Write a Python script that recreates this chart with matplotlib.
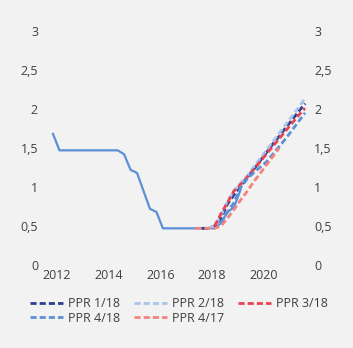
import matplotlib.pyplot as plt

plt.rcParams['font.family'] = ['Open Sans', 'DejaVu Sans']

# quarterly index: 0 = 2012 Q1
history_start = 0
history = [1.68, 1.47, 1.47, 1.47, 1.47, 1.47, 1.47, 1.47, 1.47, 1.47,
           1.47, 1.42, 1.22, 1.18, 0.95, 0.72, 0.68, 0.47, 0.47, 0.47,
           0.47, 0.47, 0.47, 0.47, 0.47, 0.47, 0.54, 0.68, 0.74, 0.96]

ppr_1_18_start = 23
ppr_1_18 = [0.47, 0.47, 0.5, 0.6, 0.78, 0.9, 1.0, 1.12, 1.22, 1.33,
            1.44, 1.55, 1.65, 1.76, 1.86, 1.97, 2.07]
ppr_2_18_start = 24
ppr_2_18 = [0.47, 0.5, 0.63, 0.82, 0.95, 1.05, 1.14, 1.25, 1.36, 1.47,
            1.58, 1.69, 1.8, 1.91, 2.02, 2.14]
ppr_3_18_start = 25
ppr_3_18 = [0.5, 0.66, 0.8, 0.95, 1.03, 1.12, 1.22, 1.32, 1.42, 1.52,
            1.62, 1.72, 1.82, 1.92, 2.01]
ppr_4_18_start = 26
ppr_4_18 = [0.54, 0.68, 0.8, 0.99, 1.1, 1.18, 1.25, 1.32, 1.42, 1.52,
            1.62, 1.73, 1.84, 1.95]
ppr_4_17_start = 22
ppr_4_17 = [0.47, 0.47, 0.47, 0.47, 0.5, 0.6, 0.71, 0.83, 0.94, 1.06,
            1.17, 1.28, 1.39, 1.5]

years = [2012, 2014, 2016, 2018, 2020]
yticks = [0, 0.5, 1, 1.5, 2, 2.5, 3]
ylabels = ['0', '0,5', '1', '1,5', '2', '2,5', '3']


def qx(start, values):
    return [2012 + (start + i) / 4 for i in range(len(values))]


bg = '#f2f2f2'
txt = '#404040'
fig = plt.figure(figsize=(3.53, 3.48), dpi=100, facecolor=bg)
ax = fig.add_axes([45 / 353, 83 / 348, 265 / 353, 234 / 348], facecolor=bg)

ax.plot(qx(history_start, history), history, color='#5b8fd6', lw=1.6, zorder=2)

series = [
    ('PPR 1/18', ppr_1_18_start, ppr_1_18, '#2e3f8f'),
    ('PPR 2/18', ppr_2_18_start, ppr_2_18, '#a9c4eb'),
    ('PPR 3/18', ppr_3_18_start, ppr_3_18, '#e8434f'),
    ('PPR 4/18', ppr_4_18_start, ppr_4_18, '#5b8fd6'),
    ('PPR 4/17', ppr_4_17_start, ppr_4_17, '#f4837d'),
]
handles = {}
for name, start, vals, color in series:
    line, = ax.plot(qx(start, vals), vals, color=color, lw=2,
                    dashes=(2.2, 1.1), label=name, zorder=3)
    handles[name] = line

ax.set_ylim(0, 3)
ax.set_xlim(2011.69, 2021.94)
ax.set_yticks(yticks)
ax.set_yticklabels(ylabels)
ax.set_xticks([y + 0.15 for y in years])
ax.set_xticklabels([str(y) for y in years])
ax.tick_params(axis='both', length=0, labelsize=9, colors=txt)
ax.tick_params(axis='y', pad=5)
ax.tick_params(axis='x', pad=3)

ax2 = ax.twinx()
ax2.set_ylim(0, 3)
ax2.set_yticks(yticks)
ax2.set_yticklabels(ylabels)
ax2.tick_params(axis='y', length=0, labelsize=9, colors=txt, pad=3)

for a in (ax, ax2):
    for s in a.spines.values():
        s.set_visible(False)

order = ['PPR 1/18', 'PPR 4/18', 'PPR 2/18', 'PPR 4/17', 'PPR 3/18']
fig.legend([handles[n] for n in order], order, ncol=3, loc='upper left',
           bbox_to_anchor=(19 / 353, 1 - 286 / 348), frameon=False,
           fontsize=9, handlelength=2.64, handletextpad=0.4,
           columnspacing=1.1, labelspacing=0.1, labelcolor=txt)

fig.savefig('out.png', dpi=100, facecolor=bg)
+++++
## Problem to work on
Repeat the listing above exactly from its first line to the line containing "plt.rcParams['font.family'] = ['Open", both included, and omit the pictures.

## Exercise answer
Write a Python script that recreates this chart with matplotlib.
import matplotlib.pyplot as plt

plt.rcParams['font.family'] = ['Open Sans', 'DejaVu Sans']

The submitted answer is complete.